In the wake of the Me Too movement, Bollywood found itself at a loss of moral consciousness and adequate organisational skills to replicate a similar body to address issues. "We started this [redressal committee] solely because women were facing backlash and were unable to get work after exposing culprits on social media. While addressing the issue, women need to feel safe and not be victimised," explains Manchu. "It's upon us women to take up the vigilante role. Abusers can't be allowed to settle back into a routine without admonishment. VoW is affiliated to all the subsidiary organisations of the movie industry like the Producers's Council, Writers's Council and Movie Artists's Association. We have red boxes [complaint boxes] at workplaces and have handed out email addresses where women can share their concern anonymously and we take it forward."
Manchu explains that their aim is to protect women's identities, so they can go back to work without fear. "Every complainant is required to name their perpetrator, narrate their story, list people who can corroborate the claims and find similar complaints. Now, it's upon us to stop the movement from fizzling out." Quiz her, if they plan to recreate the successful model in Bollywood and she says, "It took us a year to set up this committee. Now that we have Government recognition and it will be easier to create other platforms." But do Bollywood's leading ladies lack a similar pro-activeness to the issue? "It's not my business to prod them. Deepika [Padukone] got such flak for speaking about depression, but it changed the narrative around mental health. Bollywood girls are free to call us and ask us how to go about it. We are changing the industry we work in, but since the Hindi film industry is biggest in terms of its reach, it is their prerogative to mobilise women and set up something similar. Actors like Taapsee [Pannu], Rakul [Preet Singh] and Tamannah [Bhatia] are all committed to the organisation."
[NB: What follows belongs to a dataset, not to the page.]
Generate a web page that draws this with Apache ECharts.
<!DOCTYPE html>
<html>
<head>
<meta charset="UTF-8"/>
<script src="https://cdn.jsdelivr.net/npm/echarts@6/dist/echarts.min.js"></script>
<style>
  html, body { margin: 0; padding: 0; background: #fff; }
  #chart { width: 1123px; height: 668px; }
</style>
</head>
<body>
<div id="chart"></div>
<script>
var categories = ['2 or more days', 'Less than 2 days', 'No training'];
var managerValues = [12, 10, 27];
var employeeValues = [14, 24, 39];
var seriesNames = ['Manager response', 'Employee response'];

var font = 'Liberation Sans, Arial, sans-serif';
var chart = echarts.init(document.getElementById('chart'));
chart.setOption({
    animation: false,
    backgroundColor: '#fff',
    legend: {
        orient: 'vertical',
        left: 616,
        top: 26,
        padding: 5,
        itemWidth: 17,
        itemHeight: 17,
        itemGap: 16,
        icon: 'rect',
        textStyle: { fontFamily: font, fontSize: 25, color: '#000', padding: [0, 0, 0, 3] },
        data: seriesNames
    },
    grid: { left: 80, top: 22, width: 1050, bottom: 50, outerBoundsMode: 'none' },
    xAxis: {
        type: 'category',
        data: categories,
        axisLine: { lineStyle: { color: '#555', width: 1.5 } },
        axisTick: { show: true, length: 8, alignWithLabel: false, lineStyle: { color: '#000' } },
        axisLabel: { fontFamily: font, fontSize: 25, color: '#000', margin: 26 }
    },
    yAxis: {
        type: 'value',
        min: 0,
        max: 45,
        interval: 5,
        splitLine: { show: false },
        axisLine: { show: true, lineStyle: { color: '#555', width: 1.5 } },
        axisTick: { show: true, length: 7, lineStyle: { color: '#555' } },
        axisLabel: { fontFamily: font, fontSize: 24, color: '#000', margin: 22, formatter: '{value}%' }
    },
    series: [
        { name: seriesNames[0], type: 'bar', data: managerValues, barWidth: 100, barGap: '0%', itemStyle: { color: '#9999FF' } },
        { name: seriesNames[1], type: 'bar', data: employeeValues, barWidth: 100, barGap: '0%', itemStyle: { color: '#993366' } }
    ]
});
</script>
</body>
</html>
Manchu insists that new guidelines need to be formulated that better address issues in the entertainment industry. "Our society doesn't understand consent because of the pop culture influence. The Vishaka Guidelines [a set of procedural guidelines that was later superseded in 2013 by the Sexual Harassment of Women at Workplace] don't apply to us." She says that women need a platform without being cornered, and eventually legal recourse will be required. Manchu's model suggests that more women need to volunteer. "Word about the organisation, the redressal method along with personal ids on vanity vans, make-up rooms, film studios need to be spread. Film crews must undergo workshops and sensitisation programmes to understand how to handle such scenarios. Hiring more women at workplaces ensure a more empathetic environment. The industry has been functioning on bro-code for far too long; it's time the girl gang rises."
Bollywood's stance in the #MeToo movement
Amongst the actors working in both industries, Manchu adds that Taapsee Pannu has been a pillar of support. When we asked the actor, what stops Bollywood from seeing a similar success story, she singles out the vastness of the industry. "The size is a major hurdle. Bollywood is consolidated in their circles, which is why access is a problem. There is a reluctance to break the circle. Lakshmi is a woman of power. She is thoroughly linked with the entire industry. In Bollywood, we need someone similar. I could start something like it, but I am not as well connected as her."
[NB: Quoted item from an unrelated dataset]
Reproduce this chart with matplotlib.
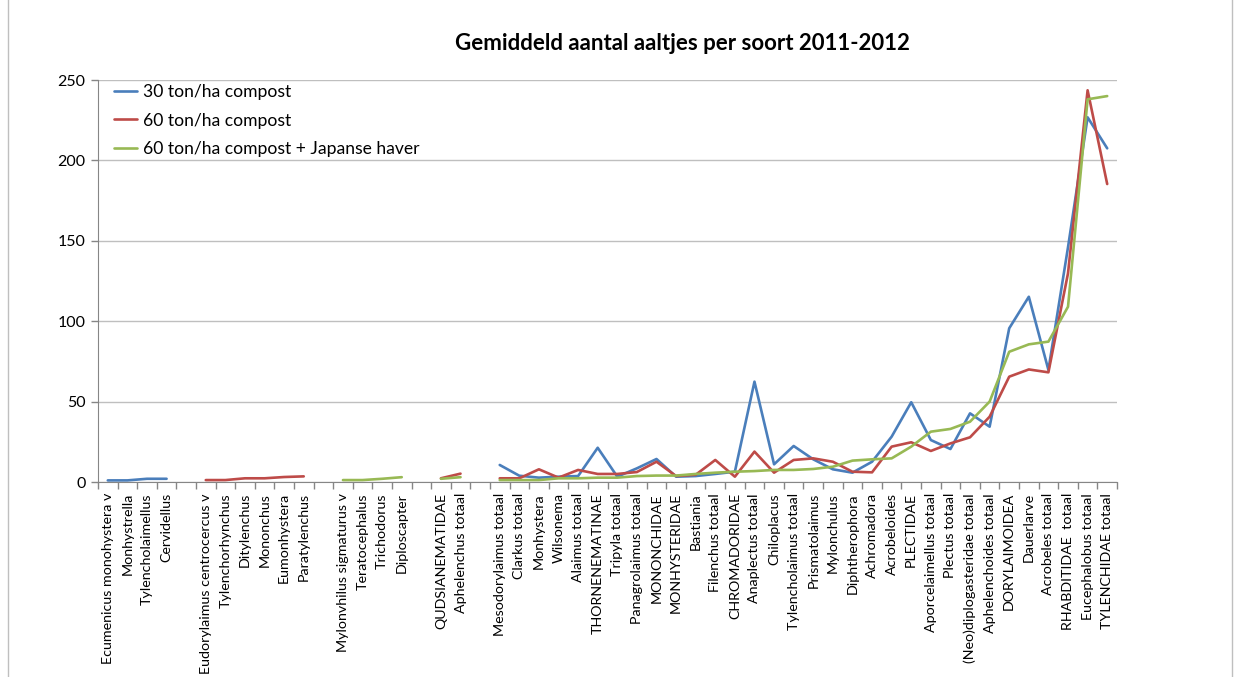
import numpy as np
import matplotlib
matplotlib.use("Agg")
from matplotlib import pyplot as plt
from matplotlib.patches import Rectangle

plt.rcParams['font.family'] = ['Lato', 'DejaVu Sans']

nan = np.nan

# categories (empty strings are the gaps between groups)
categories = [
    'Ecumenicus monohystera v', 'Monhystrella', 'Tylencholaimellus', 'Cervidellus', '',
    'Eudorylaimus centrocercus v', 'Tylenchorhynchus', 'Ditylenchus', 'Mononchus',
    'Eumonhystera', 'Paratylenchus', '',
    'Mylonvhilus sigmaturus v', 'Teratocephalus', 'Trichodorus', 'Diploscapter', '',
    'QUDSIANEMATIDAE', 'Aphelenchus totaal', '',
    'Mesodorylaimus totaal', 'Clarkus totaal', 'Monhystera', 'Wilsonema', 'Alaimus totaal',
    'THORNENEMATINAE', 'Tripyla totaal', 'Panagrolaimus totaal', 'MONONCHIDAE',
    'MONHYSTERIDAE', 'Bastiania', 'Filenchus totaal', 'CHROMADORIDAE', 'Anaplectus totaal',
    'Chiloplacus', 'Tylencholaimus totaal', 'Prismatolaimus', 'Mylonchulus',
    'Diphtherophora', 'Achromadora', 'Acrobeloides', 'PLECTIDAE', 'Aporcelaimellus totaal',
    'Plectus totaal', '(Neo)diplogasteridae totaal', 'Aphelenchoides totaal',
    'DORYLAIMOIDEA', 'Dauerlarve', 'Acrobeles totaal', 'RHABDITIDAE  totaal',
    'Eucephalobus totaal', 'TYLENCHIDAE totaal',
]

compost_30 = ([1, 1, 2, 2] + [nan] + [nan] * 6 + [nan] + [nan] * 4 + [nan] + [nan] * 2 + [nan] +
              [10.6, 3.9, 2.7, 3.3, 3.7, 21.3, 3.3, 8.5, 14.3, 3.3, 3.7, 5, 6.4, 62.4, 11, 22.4,
               14.1, 7.9, 5.8, 12.6, 28.2, 49.6, 26.1, 20.5, 42.7, 34.4, 95.6, 115.2, 69.7, 146,
               226.8, 207.5])
compost_60 = ([nan] * 4 + [nan] + [1.2, 1.2, 2.3, 2.3, 3.1, 3.5] + [nan] + [nan] * 4 + [nan] +
              [2.3, 5.2] + [nan] +
              [2.3, 2.3, 7.9, 2.7, 7.5, 5, 5, 6.2, 12.6, 3.7, 4.5, 13.7, 3.3, 18.9, 5.8, 13.7,
               14.7, 12.6, 6.4, 6, 22, 24.7, 19.3, 24, 27.8, 40.6, 65.5, 70, 68.2, 129.8,
               243.6, 185.3])
compost_60_haver = ([nan] * 4 + [nan] + [nan] * 6 + [nan] + [1.2, 1.2, 2, 3] + [nan] +
                    [2, 3] + [nan] +
                    [1.2, 1.2, 1.2, 2.3, 2.3, 2.7, 2.7, 3.7, 4, 4, 5, 5.8, 6.4, 6.8, 7.5, 7.5,
                     8.1, 9.5, 13.3, 14.1, 14.7, 22, 31.3, 33, 37.5, 50, 81, 85.6, 87.3, 109,
                     238, 240])

series_names = ['30 ton/ha compost', '60 ton/ha compost', '60 ton/ha compost + Japanse haver']
colors = ['#4A7EBB', '#BE4B48', '#98B954']

W, H = 1237, 677
fig = plt.figure(figsize=(W / 100, H / 100), dpi=100)
ax = fig.add_axes([98 / W, 1 - 482 / H, (1117 - 98) / W, (482 - 80) / H])

x = np.arange(len(categories))
for vals, name, c in zip([compost_30, compost_60, compost_60_haver], series_names, colors):
    ax.plot(x, vals, color=c, lw=1.9, label=name, solid_joinstyle='round', solid_capstyle='round')

ax.set_xlim(-0.5, len(categories) - 0.5)
ax.set_ylim(0, 250)
ax.set_yticks(np.arange(0, 251, 50))
ax.yaxis.grid(True, color='#BFBFBF', lw=1)
ax.set_axisbelow(True)

ax.set_xticks(x)
ax.set_xticklabels(categories, rotation=90, fontsize=10.3)
ax.set_xticks(np.arange(-0.5, len(categories), 1), minor=True)
ax.tick_params(axis='x', which='major', length=0, pad=8)
ax.tick_params(axis='x', which='minor', length=5, color='#868686', width=1)
ax.tick_params(axis='y', length=5, color='#868686', width=1, labelsize=11.5, pad=4)

for s in ['top', 'right']:
    ax.spines[s].set_visible(False)
for s in ['left', 'bottom']:
    ax.spines[s].set_color('#868686')

ax.legend(loc='upper left', bbox_to_anchor=(0.012, 0.998), frameon=False, fontsize=12.6,
          handlelength=1.35, handletextpad=0.3, labelspacing=0.7, borderaxespad=0.0,
          borderpad=0.2)

fig.text(682 / W, 1 - 44 / H, 'Gemiddeld aantal aaltjes per soort 2011-2012',
         ha='center', va='center', fontsize=16, fontweight='bold')

fig.patches.append(Rectangle((8 / W, -0.1), 1224 / W, 1.2, transform=fig.transFigure,
                             fill=False, edgecolor='#BFBFBF', lw=1))

fig.savefig('out.png', dpi=100)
Pannu claims that women in Bollywood are still in their discussion phase. "We did get together to discuss female safety in the industry, informally. There were quite a few actresses involved. It was a discussion to understand the way forward." The actress is also a part of CINTAA where she actively works towards addressing issues faced by women in the industry. "This is a temporary solution until an all-woman body can be set up by someone in a powerful position like Lakshmi. It is essential to render a comfortable environment for women so they can come and talk safely."